> **GIVEN DATA**
▶

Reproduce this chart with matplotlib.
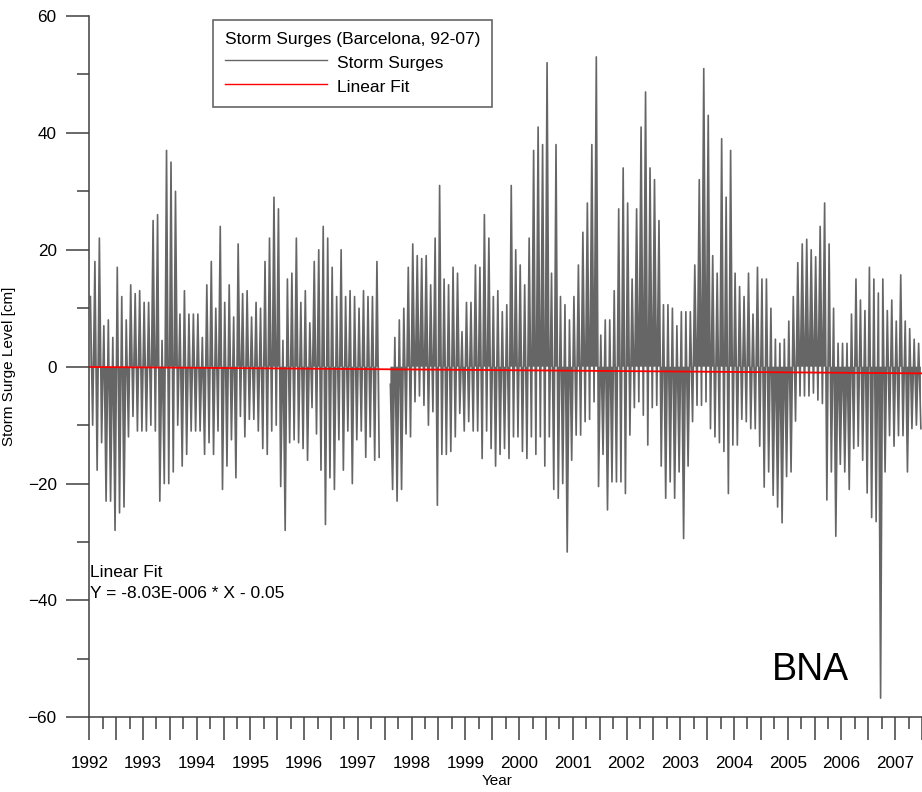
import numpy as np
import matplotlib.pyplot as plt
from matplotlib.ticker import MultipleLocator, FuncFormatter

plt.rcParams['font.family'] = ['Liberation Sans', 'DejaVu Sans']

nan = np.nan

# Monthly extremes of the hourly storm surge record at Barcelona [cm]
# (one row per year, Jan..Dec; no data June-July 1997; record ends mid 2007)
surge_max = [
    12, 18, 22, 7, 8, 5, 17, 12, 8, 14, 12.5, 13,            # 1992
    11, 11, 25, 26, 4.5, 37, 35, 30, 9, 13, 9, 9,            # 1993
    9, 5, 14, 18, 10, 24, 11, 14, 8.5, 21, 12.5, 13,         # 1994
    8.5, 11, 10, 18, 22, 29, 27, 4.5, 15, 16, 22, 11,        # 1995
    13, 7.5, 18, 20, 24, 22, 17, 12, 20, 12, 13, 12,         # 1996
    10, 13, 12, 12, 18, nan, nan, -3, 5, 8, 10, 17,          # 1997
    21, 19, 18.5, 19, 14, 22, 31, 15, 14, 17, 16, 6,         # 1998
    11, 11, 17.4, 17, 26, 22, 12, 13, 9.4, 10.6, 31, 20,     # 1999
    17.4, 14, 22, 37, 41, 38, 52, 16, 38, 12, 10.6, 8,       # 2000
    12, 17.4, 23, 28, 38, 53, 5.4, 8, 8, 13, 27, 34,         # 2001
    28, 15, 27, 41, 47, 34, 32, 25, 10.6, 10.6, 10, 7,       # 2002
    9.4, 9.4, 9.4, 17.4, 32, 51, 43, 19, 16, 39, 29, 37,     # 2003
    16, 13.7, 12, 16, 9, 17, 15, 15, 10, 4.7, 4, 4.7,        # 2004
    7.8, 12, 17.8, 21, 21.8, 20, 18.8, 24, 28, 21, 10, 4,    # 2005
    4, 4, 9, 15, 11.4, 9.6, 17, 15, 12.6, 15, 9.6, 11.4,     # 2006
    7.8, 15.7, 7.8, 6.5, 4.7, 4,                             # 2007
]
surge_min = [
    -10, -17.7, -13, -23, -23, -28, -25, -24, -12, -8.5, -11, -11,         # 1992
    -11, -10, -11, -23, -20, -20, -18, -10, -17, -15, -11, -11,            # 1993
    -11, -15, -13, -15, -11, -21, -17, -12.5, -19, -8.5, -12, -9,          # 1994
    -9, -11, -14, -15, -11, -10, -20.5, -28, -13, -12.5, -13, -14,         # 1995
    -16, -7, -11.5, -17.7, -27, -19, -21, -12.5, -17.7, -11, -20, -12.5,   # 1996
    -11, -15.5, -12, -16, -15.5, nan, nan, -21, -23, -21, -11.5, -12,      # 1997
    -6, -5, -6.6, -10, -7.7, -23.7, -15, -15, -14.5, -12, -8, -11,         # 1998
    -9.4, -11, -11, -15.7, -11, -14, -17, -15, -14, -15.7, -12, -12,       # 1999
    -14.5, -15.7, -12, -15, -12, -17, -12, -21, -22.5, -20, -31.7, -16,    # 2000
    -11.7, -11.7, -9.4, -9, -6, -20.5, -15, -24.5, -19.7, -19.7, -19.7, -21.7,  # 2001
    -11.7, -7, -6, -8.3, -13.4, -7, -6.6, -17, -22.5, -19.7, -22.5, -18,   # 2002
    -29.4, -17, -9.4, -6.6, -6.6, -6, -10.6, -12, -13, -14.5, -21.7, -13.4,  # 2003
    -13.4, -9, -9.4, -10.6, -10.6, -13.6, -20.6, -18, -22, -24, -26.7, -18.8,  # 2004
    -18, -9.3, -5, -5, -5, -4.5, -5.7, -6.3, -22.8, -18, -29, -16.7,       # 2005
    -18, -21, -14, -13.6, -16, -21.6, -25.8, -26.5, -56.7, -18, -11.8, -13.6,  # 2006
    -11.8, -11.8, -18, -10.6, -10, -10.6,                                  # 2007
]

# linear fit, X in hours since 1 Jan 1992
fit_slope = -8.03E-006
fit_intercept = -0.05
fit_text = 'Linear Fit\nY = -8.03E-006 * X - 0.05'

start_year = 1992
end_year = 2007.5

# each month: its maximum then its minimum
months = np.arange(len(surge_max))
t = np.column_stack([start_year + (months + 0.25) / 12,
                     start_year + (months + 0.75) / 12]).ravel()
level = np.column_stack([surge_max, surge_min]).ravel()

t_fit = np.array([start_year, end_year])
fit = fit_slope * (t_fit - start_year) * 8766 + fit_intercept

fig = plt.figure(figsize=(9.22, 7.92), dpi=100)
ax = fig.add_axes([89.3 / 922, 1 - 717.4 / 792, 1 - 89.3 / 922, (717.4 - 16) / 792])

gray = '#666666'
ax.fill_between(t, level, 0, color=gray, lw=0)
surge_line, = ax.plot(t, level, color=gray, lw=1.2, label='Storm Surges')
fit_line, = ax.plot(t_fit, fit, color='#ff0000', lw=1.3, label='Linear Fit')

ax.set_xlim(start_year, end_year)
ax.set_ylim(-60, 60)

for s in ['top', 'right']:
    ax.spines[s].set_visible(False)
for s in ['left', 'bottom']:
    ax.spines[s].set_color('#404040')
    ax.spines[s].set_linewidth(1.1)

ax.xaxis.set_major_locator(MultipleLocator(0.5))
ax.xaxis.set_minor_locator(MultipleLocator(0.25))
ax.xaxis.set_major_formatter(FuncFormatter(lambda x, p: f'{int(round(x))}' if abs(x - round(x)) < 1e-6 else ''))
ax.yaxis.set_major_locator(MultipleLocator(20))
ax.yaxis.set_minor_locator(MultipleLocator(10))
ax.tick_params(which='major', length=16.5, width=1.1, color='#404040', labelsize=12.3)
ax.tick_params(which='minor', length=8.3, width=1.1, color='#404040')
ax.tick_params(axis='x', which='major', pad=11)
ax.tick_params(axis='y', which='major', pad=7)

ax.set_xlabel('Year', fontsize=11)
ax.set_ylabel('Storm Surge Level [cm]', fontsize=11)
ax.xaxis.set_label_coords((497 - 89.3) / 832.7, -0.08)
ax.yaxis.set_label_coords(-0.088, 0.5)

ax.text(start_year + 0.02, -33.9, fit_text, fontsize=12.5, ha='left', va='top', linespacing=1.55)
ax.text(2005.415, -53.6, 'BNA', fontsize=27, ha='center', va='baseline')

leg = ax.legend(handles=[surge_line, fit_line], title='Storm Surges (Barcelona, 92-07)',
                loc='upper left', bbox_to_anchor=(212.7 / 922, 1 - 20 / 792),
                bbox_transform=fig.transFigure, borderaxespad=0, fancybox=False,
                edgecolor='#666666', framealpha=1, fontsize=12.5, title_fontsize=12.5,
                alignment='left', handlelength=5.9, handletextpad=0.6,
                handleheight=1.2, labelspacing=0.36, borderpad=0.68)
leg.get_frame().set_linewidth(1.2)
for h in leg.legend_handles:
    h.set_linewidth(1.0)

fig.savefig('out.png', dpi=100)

◀
▶

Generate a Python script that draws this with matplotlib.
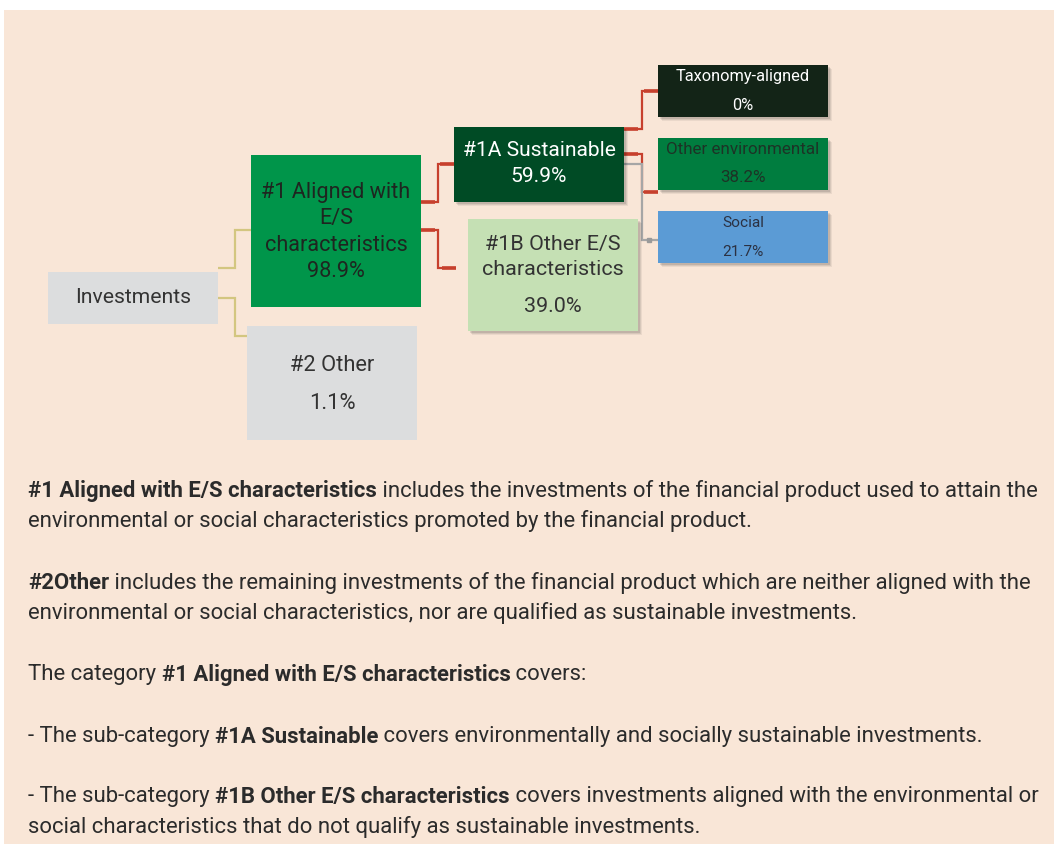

◀
▶

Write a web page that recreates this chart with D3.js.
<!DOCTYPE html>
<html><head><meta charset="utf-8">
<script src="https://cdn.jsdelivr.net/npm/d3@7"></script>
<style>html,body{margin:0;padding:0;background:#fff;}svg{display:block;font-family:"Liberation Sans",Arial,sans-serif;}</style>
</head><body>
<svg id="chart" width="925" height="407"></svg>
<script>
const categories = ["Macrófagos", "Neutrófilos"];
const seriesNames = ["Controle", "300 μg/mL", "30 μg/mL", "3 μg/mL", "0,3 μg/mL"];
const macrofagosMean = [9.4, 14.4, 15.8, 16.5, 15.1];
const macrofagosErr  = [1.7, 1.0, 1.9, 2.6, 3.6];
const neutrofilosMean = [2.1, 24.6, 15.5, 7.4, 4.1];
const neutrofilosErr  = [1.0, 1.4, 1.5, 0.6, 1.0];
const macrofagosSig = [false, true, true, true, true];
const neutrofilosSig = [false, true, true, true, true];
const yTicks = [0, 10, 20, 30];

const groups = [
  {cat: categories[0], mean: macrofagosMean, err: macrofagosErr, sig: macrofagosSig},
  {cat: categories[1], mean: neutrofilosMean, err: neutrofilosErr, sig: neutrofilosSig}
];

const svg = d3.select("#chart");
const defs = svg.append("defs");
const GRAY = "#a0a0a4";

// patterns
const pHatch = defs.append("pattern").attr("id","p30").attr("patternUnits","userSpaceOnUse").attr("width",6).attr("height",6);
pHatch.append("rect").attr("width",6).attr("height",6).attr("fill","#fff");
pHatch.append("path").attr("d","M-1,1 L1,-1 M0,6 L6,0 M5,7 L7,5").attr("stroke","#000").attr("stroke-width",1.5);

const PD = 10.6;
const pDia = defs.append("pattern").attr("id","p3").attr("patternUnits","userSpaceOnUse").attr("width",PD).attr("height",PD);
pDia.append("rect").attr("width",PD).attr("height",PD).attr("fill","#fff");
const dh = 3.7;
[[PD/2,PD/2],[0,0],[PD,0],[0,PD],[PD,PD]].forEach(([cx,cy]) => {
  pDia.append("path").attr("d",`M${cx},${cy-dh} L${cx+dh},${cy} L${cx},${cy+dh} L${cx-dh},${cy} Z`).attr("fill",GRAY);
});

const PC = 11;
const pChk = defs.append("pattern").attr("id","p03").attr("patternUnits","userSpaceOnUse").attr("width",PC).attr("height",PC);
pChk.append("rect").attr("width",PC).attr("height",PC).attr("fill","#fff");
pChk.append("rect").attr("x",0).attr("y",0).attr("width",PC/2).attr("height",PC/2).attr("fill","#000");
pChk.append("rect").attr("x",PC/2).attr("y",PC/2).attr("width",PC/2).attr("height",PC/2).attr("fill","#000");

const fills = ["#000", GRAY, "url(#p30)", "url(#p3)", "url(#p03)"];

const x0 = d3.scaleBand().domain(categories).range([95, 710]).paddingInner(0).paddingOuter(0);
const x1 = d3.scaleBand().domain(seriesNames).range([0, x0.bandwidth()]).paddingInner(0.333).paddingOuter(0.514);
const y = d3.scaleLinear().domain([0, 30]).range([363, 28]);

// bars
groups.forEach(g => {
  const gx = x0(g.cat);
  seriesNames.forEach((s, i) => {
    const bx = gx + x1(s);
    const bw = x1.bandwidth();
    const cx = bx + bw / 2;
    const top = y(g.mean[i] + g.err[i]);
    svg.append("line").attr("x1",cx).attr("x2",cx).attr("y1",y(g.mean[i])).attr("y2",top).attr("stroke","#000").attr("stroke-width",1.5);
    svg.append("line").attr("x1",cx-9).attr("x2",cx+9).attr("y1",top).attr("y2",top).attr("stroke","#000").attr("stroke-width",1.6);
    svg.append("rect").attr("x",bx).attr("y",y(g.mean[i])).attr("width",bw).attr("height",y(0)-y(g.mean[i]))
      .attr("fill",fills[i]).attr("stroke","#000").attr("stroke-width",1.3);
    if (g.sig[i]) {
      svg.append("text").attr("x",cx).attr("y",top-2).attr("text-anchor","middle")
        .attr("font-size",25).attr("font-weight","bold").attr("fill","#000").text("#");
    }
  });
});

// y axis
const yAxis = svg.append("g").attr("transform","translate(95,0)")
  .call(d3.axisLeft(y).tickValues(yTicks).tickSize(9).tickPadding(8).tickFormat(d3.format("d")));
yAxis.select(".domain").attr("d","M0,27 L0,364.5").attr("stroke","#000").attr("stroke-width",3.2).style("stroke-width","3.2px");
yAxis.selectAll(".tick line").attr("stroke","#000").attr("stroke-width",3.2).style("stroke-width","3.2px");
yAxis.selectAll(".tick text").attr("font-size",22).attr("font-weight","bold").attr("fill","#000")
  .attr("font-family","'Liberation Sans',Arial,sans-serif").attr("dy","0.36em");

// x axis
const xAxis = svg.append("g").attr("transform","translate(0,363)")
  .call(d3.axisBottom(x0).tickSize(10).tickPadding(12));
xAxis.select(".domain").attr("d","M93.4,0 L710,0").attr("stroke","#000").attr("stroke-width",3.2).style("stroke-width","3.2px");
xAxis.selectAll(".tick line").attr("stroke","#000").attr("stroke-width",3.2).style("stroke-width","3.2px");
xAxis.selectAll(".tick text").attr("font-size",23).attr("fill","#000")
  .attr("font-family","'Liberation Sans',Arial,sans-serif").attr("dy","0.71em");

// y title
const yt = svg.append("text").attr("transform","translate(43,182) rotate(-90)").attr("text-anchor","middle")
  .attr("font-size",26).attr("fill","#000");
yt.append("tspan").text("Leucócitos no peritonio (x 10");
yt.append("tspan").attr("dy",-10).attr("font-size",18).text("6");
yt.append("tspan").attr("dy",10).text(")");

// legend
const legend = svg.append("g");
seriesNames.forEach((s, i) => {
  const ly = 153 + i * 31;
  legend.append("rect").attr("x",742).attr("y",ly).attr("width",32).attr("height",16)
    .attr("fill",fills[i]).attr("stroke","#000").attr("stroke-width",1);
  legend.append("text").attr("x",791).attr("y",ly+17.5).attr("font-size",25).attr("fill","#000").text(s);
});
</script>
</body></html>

◀

> **CHALLENGE**
Look through the records above and report how many lines hold the word "this", giving only the number.

> **TASK SOLUTION**
3